Pockels laser is a hybrid integrated laser made by integrating the pockels effect into a semiconductor laser. This laser has high-frequency modulation speed and fast switching by the integration of the electro-optic (EO) effect. It is the first multi-color laser in which the lasing occurs at infrared and visible frequencies by frequency doubling. It has narrow linewidth and wide tunability. 

This laser has a III-V/external cavity structure having high stability. By using a lithium-niobate-on-insulator (LNOI) waveguide element as an external cavity, a III-V gain section is united with the pockels effect in an integrated laser.

Design of Pockels laser

Figure 1: Schematic of Pockels laser

The schematic of pockels laser is depicted in figure 1. This hybrid integrated laser is formed by edge-coupling a III-V reflecting semiconductor optical amplifier (RSOA) to an external cavity on a LNOI chip. There is a chance for mode mismatch causing insertion loss between the RSOA and LNOI which may result in power loss. This is solved by using a spot size converter at the edge of the RSOA. An anti-reflective layer is coated on the III-V facet to reduce the facet reflection. To achieve reduced reflectivity and match the angle of injected light, LNOI’s input-facet waveguide is angled by 10 degrees. For reducing further reflectivity, an AR coating is applied to the input facet of LNOI. By electro-optically modulating the phase shifter of the device, laser frequency modulation is achieved.

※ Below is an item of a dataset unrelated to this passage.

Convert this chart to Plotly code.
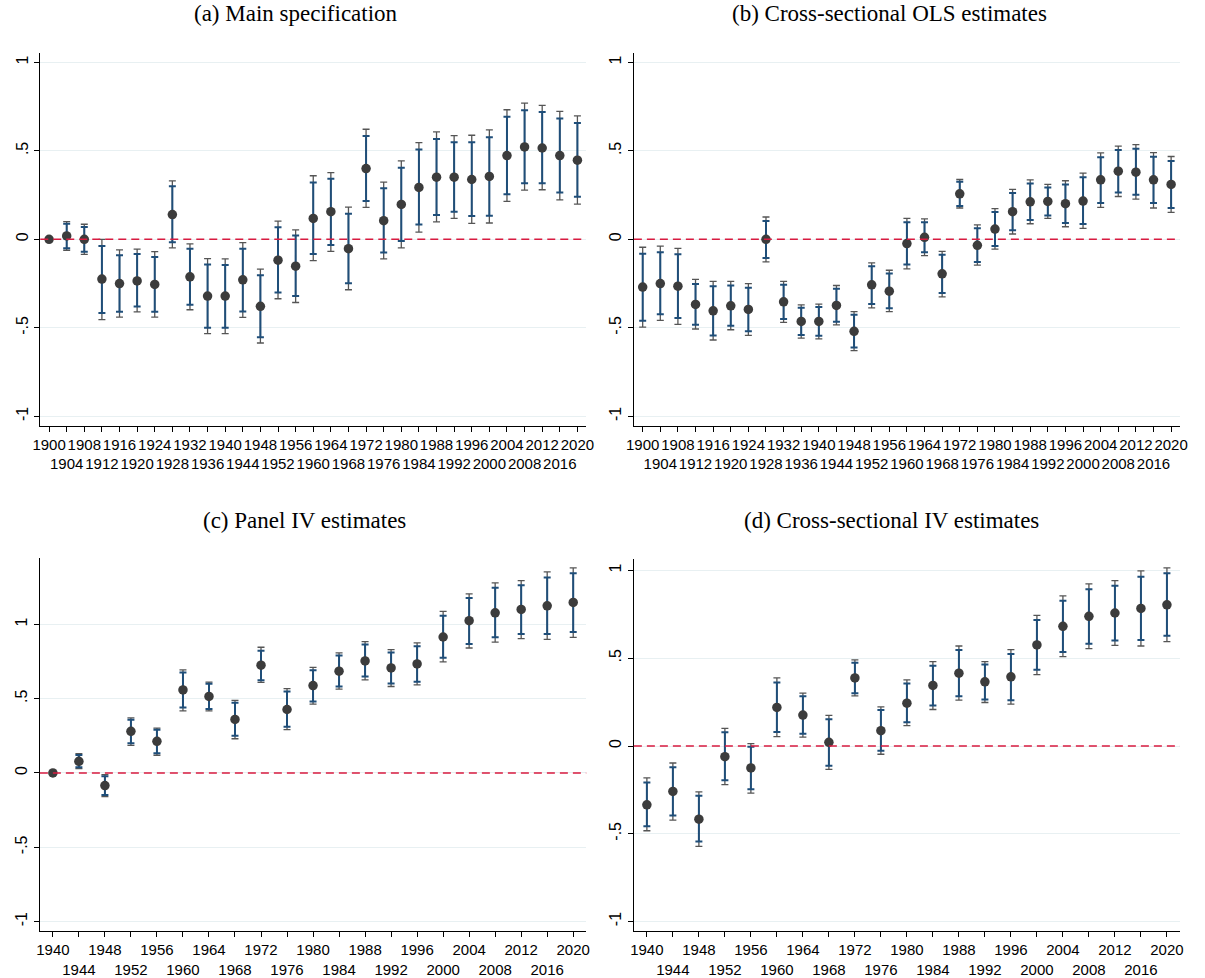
import plotly.graph_objects as go

# ---------------- data ----------------
# (a) Main specification
years_a = [1900, 1904, 1908, 1912, 1916, 1920, 1924, 1928, 1932, 1936, 1940, 1944, 1948, 1952, 1956,
           1960, 1964, 1968, 1972, 1976, 1980, 1984, 1988, 1992, 1996, 2000, 2004, 2008, 2012, 2016, 2020]
est_a = [0.0, 0.019, 0.0, -0.225, -0.25, -0.235, -0.255, 0.14, -0.212, -0.321, -0.321, -0.229, -0.379, -0.118, -0.152,
         0.118, 0.156, -0.053, 0.40, 0.105, 0.197, 0.293, 0.351, 0.351, 0.338, 0.355, 0.473, 0.522, 0.516, 0.473, 0.447]
hi95_a = [0.0, 0.10, 0.085, 0.0, -0.06, -0.055, -0.07, 0.33, -0.026, -0.109, -0.111, -0.019, -0.169, 0.103, 0.053,
          0.359, 0.377, 0.182, 0.622, 0.323, 0.443, 0.546, 0.607, 0.586, 0.588, 0.618, 0.732, 0.77, 0.757, 0.723, 0.697]
hi90_a = [0.0, 0.088, 0.07, -0.038, -0.09, -0.083, -0.10, 0.30, -0.054, -0.143, -0.145, -0.054, -0.203, 0.068, 0.021,
          0.321, 0.342, 0.145, 0.584, 0.289, 0.404, 0.507, 0.567, 0.548, 0.548, 0.577, 0.693, 0.729, 0.719, 0.682, 0.657]
lo90_a = [0.0, -0.05, -0.07, -0.417, -0.41, -0.38, -0.41, -0.017, -0.37, -0.50, -0.50, -0.408, -0.554, -0.30, -0.321,
          -0.083, -0.032, -0.248, 0.216, -0.075, -0.009, 0.083, 0.137, 0.156, 0.131, 0.133, 0.255, 0.317, 0.317, 0.265, 0.24]
lo95_a = [0.0, -0.062, -0.085, -0.454, -0.44, -0.41, -0.44, -0.049, -0.398, -0.533, -0.533, -0.441, -0.586, -0.336, -0.357,
          -0.120, -0.068, -0.285, 0.18, -0.111, -0.049, 0.041, 0.098, 0.118, 0.09, 0.092, 0.214, 0.278, 0.28, 0.223, 0.199]

# (b) Cross-sectional OLS estimates
years_b = years_a
est_b = [-0.27, -0.25, -0.265, -0.368, -0.404, -0.376, -0.396, 0.0, -0.353, -0.464, -0.464, -0.374, -0.52, -0.257, -0.293,
         -0.024, 0.011, -0.195, 0.257, -0.034, 0.058, 0.156, 0.212, 0.214, 0.201, 0.216, 0.336, 0.385, 0.379, 0.336, 0.31]
hi95_b = [-0.045, -0.039, -0.051, -0.227, -0.238, -0.238, -0.25, 0.126, -0.238, -0.37, -0.366, -0.261, -0.409, -0.133, -0.175,
          0.118, 0.115, -0.068, 0.338, 0.081, 0.173, 0.282, 0.336, 0.31, 0.331, 0.374, 0.488, 0.526, 0.535, 0.49, 0.468]
hi90_b = [-0.081, -0.073, -0.085, -0.252, -0.265, -0.261, -0.274, 0.103, -0.257, -0.387, -0.383, -0.28, -0.426, -0.152, -0.193,
          0.096, 0.096, -0.088, 0.325, 0.062, 0.154, 0.261, 0.315, 0.293, 0.31, 0.35, 0.464, 0.505, 0.511, 0.466, 0.443]
lo90_b = [-0.46, -0.424, -0.445, -0.483, -0.543, -0.488, -0.52, -0.105, -0.451, -0.541, -0.545, -0.466, -0.612, -0.366, -0.39,
          -0.143, -0.073, -0.304, 0.188, -0.128, -0.038, 0.051, 0.109, 0.135, 0.092, 0.086, 0.205, 0.265, 0.252, 0.205, 0.177]
lo95_b = [-0.496, -0.458, -0.481, -0.507, -0.569, -0.511, -0.543, -0.128, -0.469, -0.558, -0.563, -0.484, -0.629, -0.387, -0.409,
          -0.167, -0.092, -0.325, 0.177, -0.146, -0.056, 0.03, 0.088, 0.118, 0.071, 0.062, 0.18, 0.242, 0.227, 0.177, 0.152]

# (c) Panel IV estimates
years_c = [1940, 1944, 1948, 1952, 1956, 1960, 1964, 1968, 1972, 1976, 1980,
           1984, 1988, 1992, 1996, 2000, 2004, 2008, 2012, 2016, 2020]
est_c = [0.0, 0.078, -0.085, 0.28, 0.213, 0.559, 0.515, 0.36, 0.725, 0.427, 0.588,
         0.685, 0.754, 0.707, 0.734, 0.915, 1.025, 1.078, 1.101, 1.125, 1.148]
hi95_c = [0.0, 0.13, -0.011, 0.371, 0.302, 0.694, 0.611, 0.488, 0.846, 0.568, 0.711,
          0.808, 0.884, 0.83, 0.875, 1.087, 1.206, 1.28, 1.295, 1.353, 1.38]
hi90_c = [0.0, 0.121, -0.022, 0.358, 0.291, 0.676, 0.60, 0.472, 0.823, 0.548, 0.691,
          0.79, 0.864, 0.81, 0.852, 1.058, 1.177, 1.246, 1.264, 1.315, 1.345]
lo90_c = [0.0, 0.038, -0.148, 0.199, 0.132, 0.441, 0.43, 0.251, 0.624, 0.311, 0.481,
          0.582, 0.649, 0.602, 0.613, 0.776, 0.868, 0.913, 0.935, 0.935, 0.949]
lo95_c = [0.0, 0.029, -0.159, 0.186, 0.119, 0.418, 0.418, 0.23, 0.609, 0.291, 0.463,
          0.564, 0.626, 0.582, 0.593, 0.747, 0.841, 0.881, 0.904, 0.899, 0.913]

# (d) Cross-sectional IV estimates
years_d = years_c
est_d = [-0.335, -0.259, -0.417, -0.061, -0.125, 0.22, 0.176, 0.021, 0.388, 0.087, 0.244,
         0.345, 0.415, 0.366, 0.394, 0.576, 0.682, 0.739, 0.758, 0.784, 0.805]
hi95_d = [-0.182, -0.097, -0.261, 0.10, 0.013, 0.388, 0.301, 0.174, 0.491, 0.223, 0.377,
          0.481, 0.57, 0.481, 0.549, 0.744, 0.856, 0.924, 0.943, 0.998, 1.015]
hi90_d = [-0.208, -0.121, -0.284, 0.078, -0.004, 0.362, 0.284, 0.152, 0.475, 0.205, 0.356,
          0.458, 0.547, 0.464, 0.525, 0.718, 0.828, 0.894, 0.913, 0.964, 0.985]
lo90_d = [-0.458, -0.396, -0.545, -0.195, -0.246, 0.08, 0.07, -0.112, 0.301, -0.027, 0.136,
          0.231, 0.284, 0.265, 0.261, 0.434, 0.536, 0.583, 0.602, 0.604, 0.629]
lo95_d = [-0.483, -0.422, -0.572, -0.22, -0.269, 0.053, 0.051, -0.133, 0.286, -0.047, 0.116,
          0.208, 0.261, 0.248, 0.239, 0.407, 0.509, 0.555, 0.574, 0.57, 0.595]

titles = ["(a) Main specification", "(b) Cross-sectional OLS estimates",
          "(c) Panel IV estimates", "(d) Cross-sectional IV estimates"]
ytick_vals = [-1, -0.5, 0, 0.5, 1]
ytick_text = ["-1", "-.5", "0", ".5", "1"]

# ---------------- styling ----------------
W, H = 1205, 978
POINT = "#3c3c3c"
CI95 = "#555555"
CI90 = "#1f4e79"
GRID = "#e8f0f2"
REF = "#d81b40"
SANS = "Liberation Sans, Arial, sans-serif"
TITLEFONT = dict(family="Liberation Serif, Times New Roman, serif", size=23, color="black")

# pixel boxes of each plot area: (left, right, top, bottom), plus axis ranges
panels = [
    dict(data=(years_a, est_a, hi95_a, hi90_a, lo90_a, lo95_a), box=(32.7, 586, 53.3, 427.3),
         xr=[1898, 2022], yr=[-1.055, 1.052], title_x=292, title_y=14, xfont=15),
    dict(data=(years_b, est_b, hi95_b, hi90_b, lo90_b, lo95_b), box=(634.3, 1187.7, 53.3, 427.3),
         xr=[1898, 2022], yr=[-1.055, 1.052], title_x=893, title_y=14, xfont=15),
    dict(data=(years_c, est_c, hi95_c, hi90_c, lo90_c, lo95_c), box=(32.3, 586, 560, 934.3),
         xr=[1938, 2022], yr=[-1.067, 1.445], title_x=300, title_y=522, xfont=15),
    dict(data=(years_d, est_d, hi95_d, hi90_d, lo90_d, lo95_d), box=(634.3, 1187.7, 560.7, 934.3),
         xr=[1938, 2022], yr=[-1.057, 1.066], title_x=895, title_y=522, xfont=15),
]

fig = go.Figure()
layout = dict(width=W, height=H, margin=dict(l=0, r=0, t=0, b=0),
              paper_bgcolor="white", plot_bgcolor="white", showlegend=False,
              annotations=[], shapes=[])

for i, p in enumerate(panels, start=1):
    yrs, est, hi95, hi90, lo90, lo95 = p["data"]
    xa = "x" if i == 1 else f"x{i}"
    ya = "y" if i == 1 else f"y{i}"
    # 95% interval (gray), 90% interval (navy), point estimates on top
    fig.add_trace(go.Scatter(
        x=yrs, y=est, xaxis=xa, yaxis=ya, mode="markers",
        marker=dict(size=1, opacity=0),
        error_y=dict(type="data", symmetric=False,
                     array=[h - e for h, e in zip(hi95, est)],
                     arrayminus=[e - l for e, l in zip(est, lo95)],
                     color=CI95, thickness=1.3, width=3.5),
        hoverinfo="skip"))
    fig.add_trace(go.Scatter(
        x=yrs, y=est, xaxis=xa, yaxis=ya, mode="markers",
        marker=dict(size=1, opacity=0),
        error_y=dict(type="data", symmetric=False,
                     array=[h - e for h, e in zip(hi90, est)],
                     arrayminus=[e - l for e, l in zip(est, lo90)],
                     color=CI90, thickness=2, width=3.5),
        hoverinfo="skip"))
    fig.add_trace(go.Scatter(
        x=yrs, y=est, xaxis=xa, yaxis=ya, mode="markers",
        marker=dict(size=9.5, color=POINT)))

    left, right, top, bottom = p["box"]
    xkey = "xaxis" if i == 1 else f"xaxis{i}"
    ykey = "yaxis" if i == 1 else f"yaxis{i}"
    tick_text = [str(y) if k % 2 == 0 else "<br>" + str(y) for k, y in enumerate(yrs)]
    layout[xkey] = dict(domain=[left / W, right / W], range=p["xr"], anchor=ya,
                        tickmode="array", tickvals=yrs, ticktext=tick_text,
                        ticks="outside", ticklen=5, tickcolor="black", tickwidth=1,
                        showline=True, linecolor="black", linewidth=1,
                        showgrid=False, zeroline=False, tickangle=0,
                        tickfont=dict(family=SANS, size=p["xfont"], color="black"))
    layout[ykey] = dict(domain=[1 - bottom / H, 1 - top / H], range=p["yr"], anchor=xa,
                        tickmode="array", tickvals=ytick_vals, ticktext=ytick_text,
                        ticks="outside", ticklen=5, tickcolor="black", tickwidth=1,
                        showline=True, linecolor="black", linewidth=1,
                        showgrid=True, gridcolor=GRID, gridwidth=1,
                        zeroline=False, tickangle=-90,
                        tickfont=dict(family=SANS, size=16, color="black"))
    # reference line at zero
    layout["shapes"].append(dict(type="line", xref=f"{xa} domain", yref=ya,
                                 x0=0, x1=1, y0=0, y1=0,
                                 line=dict(color=REF, width=1.6, dash="8px,5px")))
    layout["annotations"].append(dict(text=titles[i - 1], xref="paper", yref="paper",
                                      x=p["title_x"] / W, y=1 - p["title_y"] / H,
                                      xanchor="center", yanchor="middle",
                                      showarrow=False, font=TITLEFONT))

fig.update_layout(**layout)
fig.write_html("out.html")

The LNOI external cavity is made up of two racetrack resonators forming a Vernier mirror structure. The racetracks and bus waveguides are designed to reduce the number of coupled mode families and prevent multi-mode lasing. The selection of coupling is done carefully by considering the lasing power, laser linewidth, and the tuning speed of the cavity. The free spectral range of the resonators is set at 70 GHz and there is a difference of 2 GHz between the two resonators.

Each resonator has a unique purpose. The first one contains a microheater for broad wavelength tuning using the thermo-optic effect. The second one is designed for high speed electro-optic tuning by integrating driving electrodes in it. The periodically-poled lithium niobate (PPLN) cavity section embedded inside the second resonator makes it compatible with the second harmonic generation process. To align the longitudinal laser cavity mode with the Vernier mode, a tunable phase control section is also implemented in the cavity and this section is operated using the EO effect as the EO Pockels factor in lithium niobate is very large. This method allows high-speed, energy-efficient, and independent control of individual functionalities. There is a sagnac loop ring placed at the end of the external cavity that acts as the output end mirror with 30% reflectivity.

Both racetrack resonators use different coupling structures. The first one uses a pulley coupler structure and the second one uses a straight waveguide for second harmonic generation at both telecom and near-infrared wavelengths. Both the bus waveguide structures are mainly designed to work for the fundamental quasi-TE mode.

The bandwidth of the lasing spectrum is improved by the pulley coupling structure, but the risk of multimode lasing is high. This problem is solved using the second coupling design by achieving single-mode lasing and suppressing the mode that is one vernier free spectral range away. The high-single-mode suppression ratio is above 50 dB. 

The tuning wavelength range for this laser is from 1576 nm to 1596 nm as shown in figure 2 and this is realized by thermo-optical tuning. The fundamental lasing wavelength of this laser is 1518.12 nm which is in the near IR range and the frequency-doubled wavelength is 790.56 nm which comes under the visible range and is shown in figure 3. The power of the second harmonic light is relatively low and limits the intracavity lasing power at the fundamental frequency. This can be improved by optimizing the coupling efficiency between the RSOA and the LN chip and by implementing longer sections of PPLN inside the cavity to enhance the SHG efficiency.

The Pockels laser has the advantage of incorporating a wavelength converter inside the lasing cavity offering faster configurability of the visible light which is important for atomic/ion trapping experiments to conduct optical pumping, controlling image light, and laser cooling steps.

Applications

Integrated pockels laser can be used for different applications like atomic physics, LiDAR, microwave photonics, etc. In atomic physics, switching speed is required upto MHz level for ion/atom manipulation at visible and near visible bands and LiDAR requires a narrow-linewidth laser with high linearity and speed above MHz range.